It’s a time of transformation and reinvention at India’s largest carmaker, Maruti Suzuki. And in more ways than one. The storied car company is in the midst of drawing up a strategy for the future which will hinge on decarbonisation and filling gaps in its product portfolio. Alongside, it has also witnessed an important change in top management where 58-year-old Hisashi Takeuchi has been tasked with executing this game plan as the new MD and CEO. Of course, his predecessor Kenichi Ayukawa, who—together with the company’s iconic Chairman R.C. Bhargava—helmed the company for nine years, will also be around for a while to ensure a smooth transition.
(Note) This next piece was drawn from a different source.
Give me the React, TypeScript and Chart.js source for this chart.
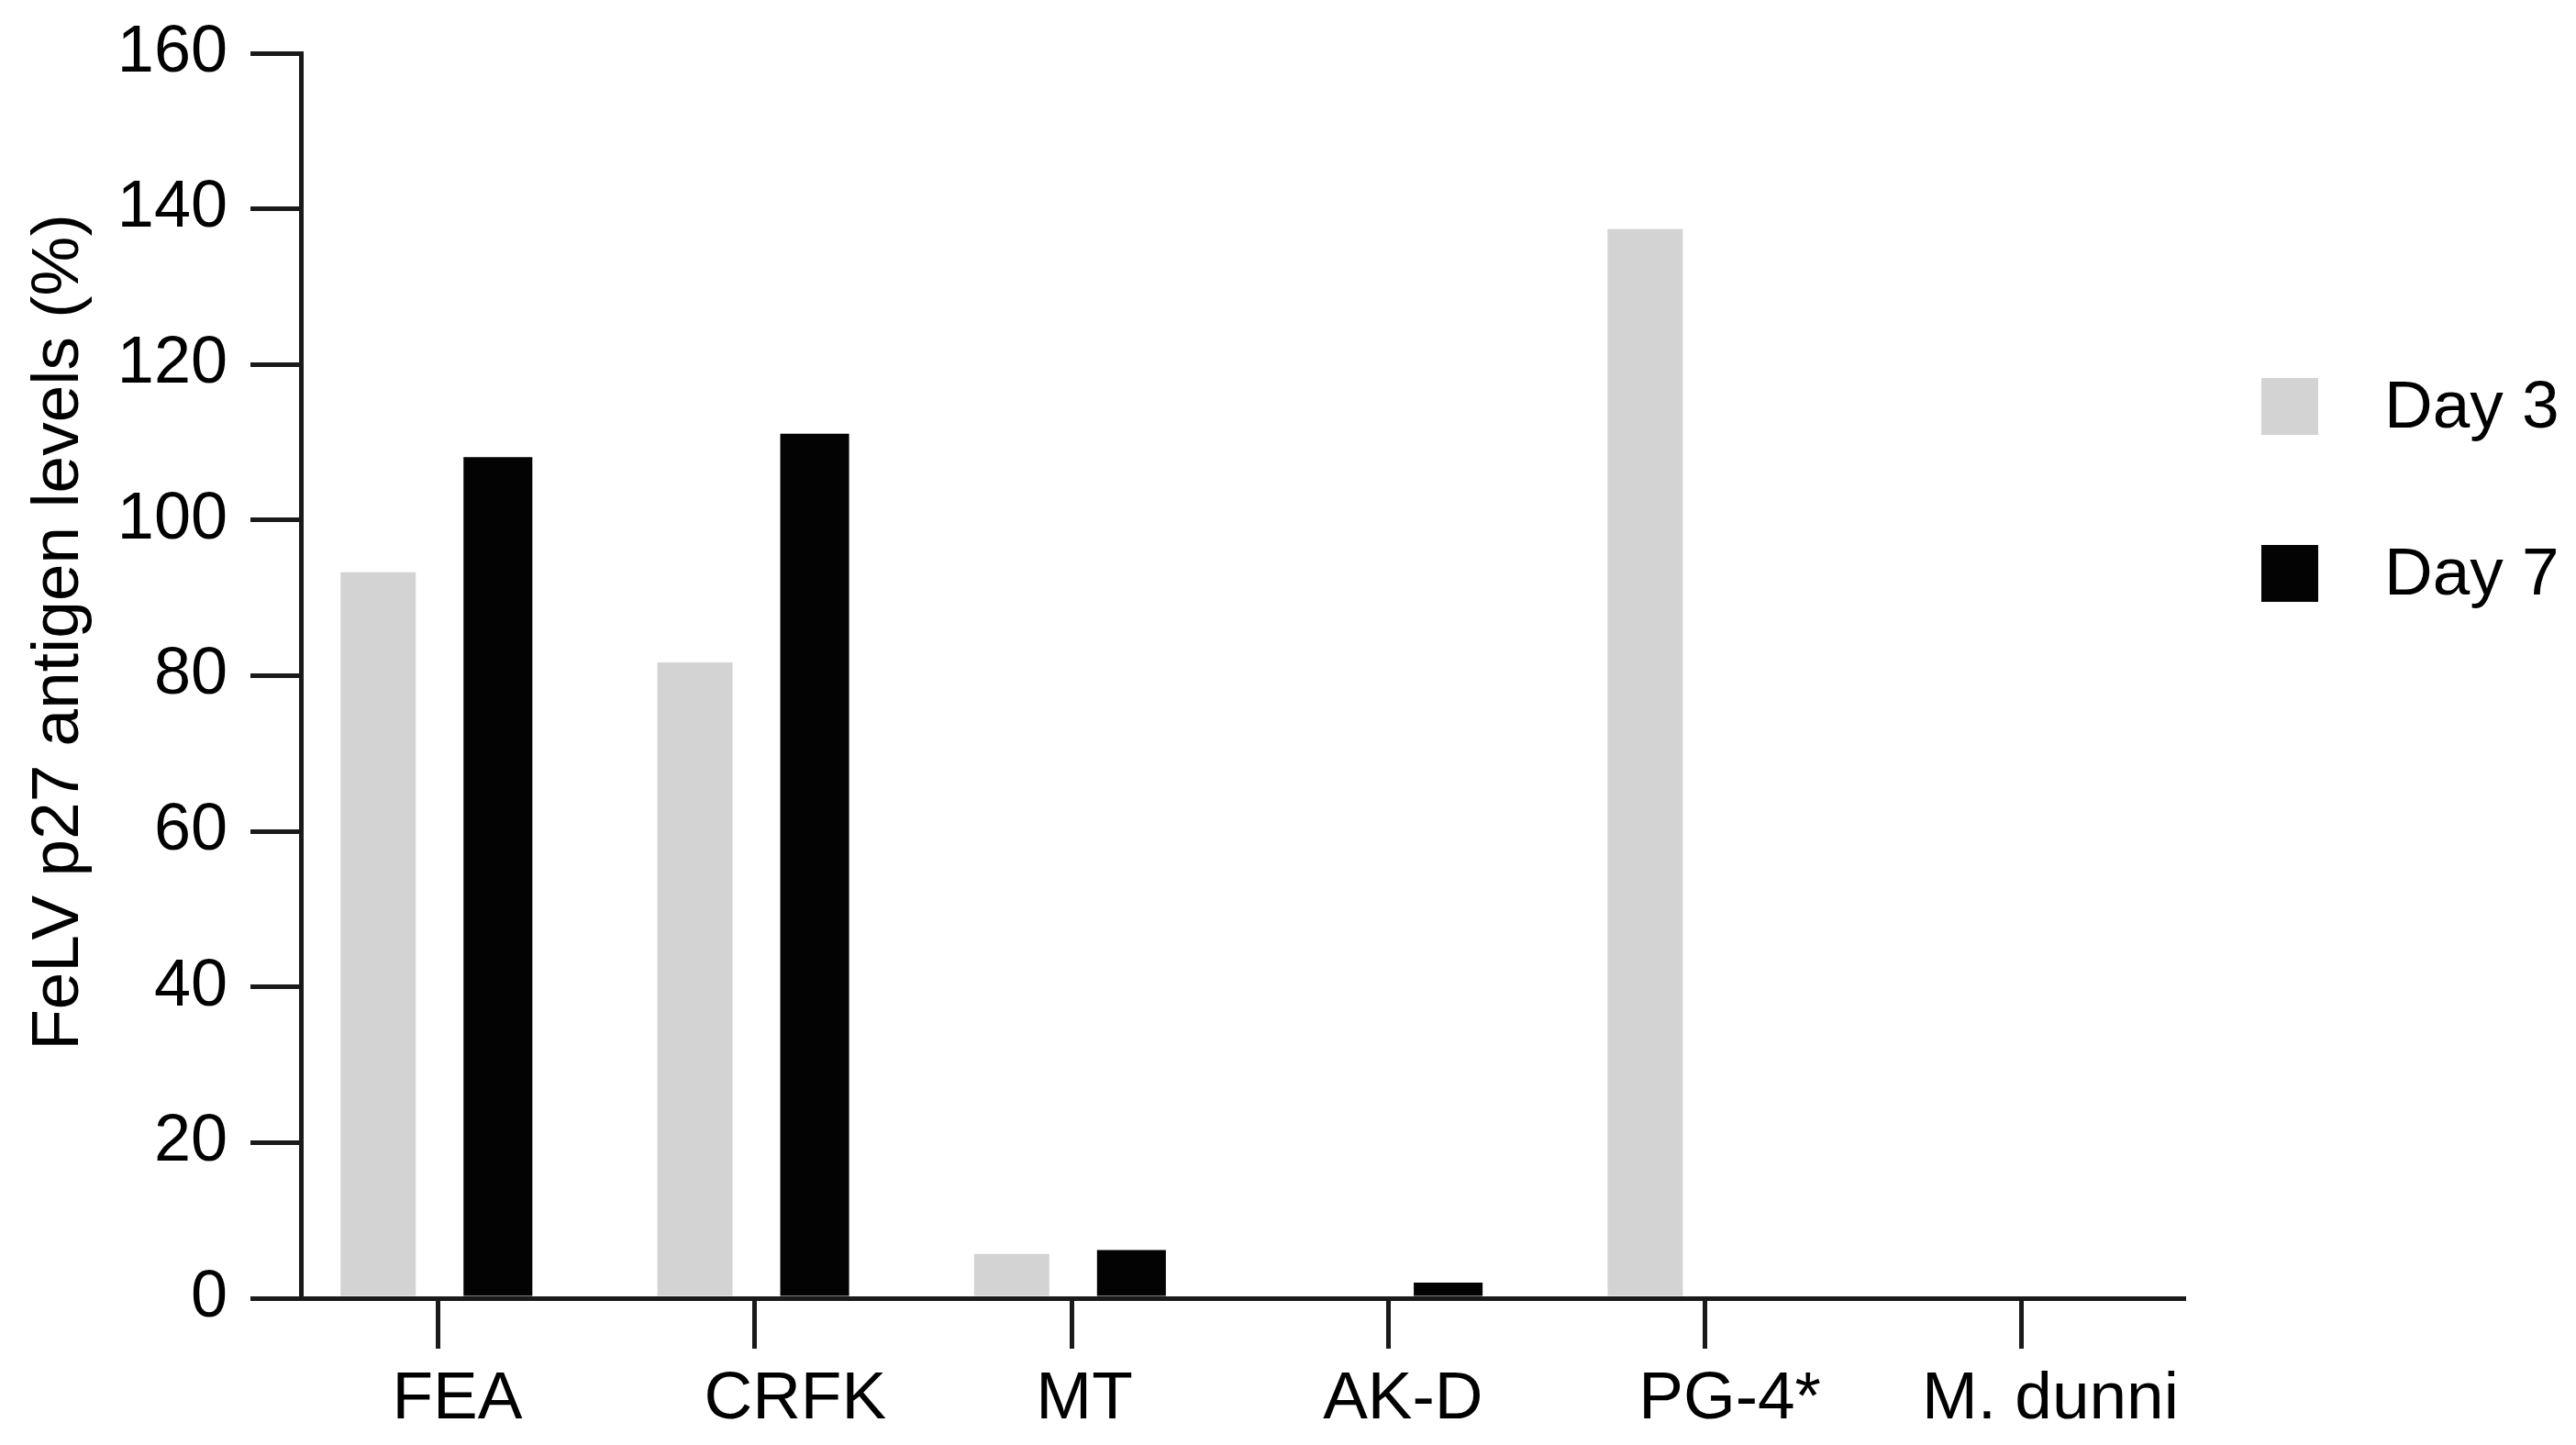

There are some key factors driving what is clearly Maruti’s big move into the future. While the company enjoyed what some would call an unnatural 51 per cent market share in passenger vehicles till recently, that share has now come down to 43 per cent as competitors like Hyundai, Kia, Tata Motors and Mahindra bring in newer models across categories. The Indian market is also witnessing a marked preference for SUVs. And there is also the overall move in the industry towards clean mobility.
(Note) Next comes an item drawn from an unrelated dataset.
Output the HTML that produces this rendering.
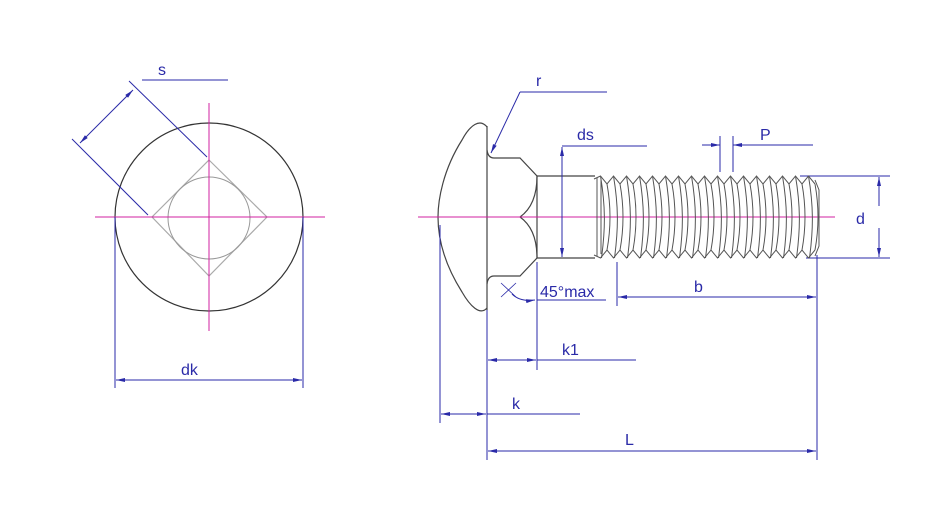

As Prerna Lidhoo writes in the cover story, Maruti has strategies clearly chalked out to address all these imperatives. As car industry veteran Bhargava says, unlike others, Maruti’s decarbonisation strategy hinges not just on electric vehicles (EVs), but a mix of CNG (where it has an over 80 per cent market share), hybrid, EVs (which it will launch in 2025) and even biofuel. Bhargava believes that it will take some time before EVs become mass-market products in India, and hence an India-specific diversified decarbonisation plan works better for a company whose major mandate is to provide affordable cars for Indian families. It is also lining up new launches in mid-size- and entry-level SUVs to plug product gaps. New MD Takeuchi is bullish about what his new assignment entails. He says he is happier taking over the reins at a time when the company’s market share has slipped a bit, since he can then take up the challenge of getting it back to 50 per cent and above. How Maruti, which is synonymous with the Indian automobile industry, pivots into its new avatar will be a fascinating story to track in the coming days.
Elsewhere in this issue, we bring you the latest findings of the quarterly BT Business Confidence Index, which has hit a seven-year high of 55.2 (on a scale of 100) for the fourth quarter of FY22. And as Alokesh Bhattacharyya finds out, despite the spectre of inflation, the fuel price increases and the war in Ukraine, the sentiment is even more positive for the first quarter of FY23. But as we have seen earlier, confidence can be a fragile thing—and if inflation and the war continue to take their toll, things can change quite dramatically very quickly.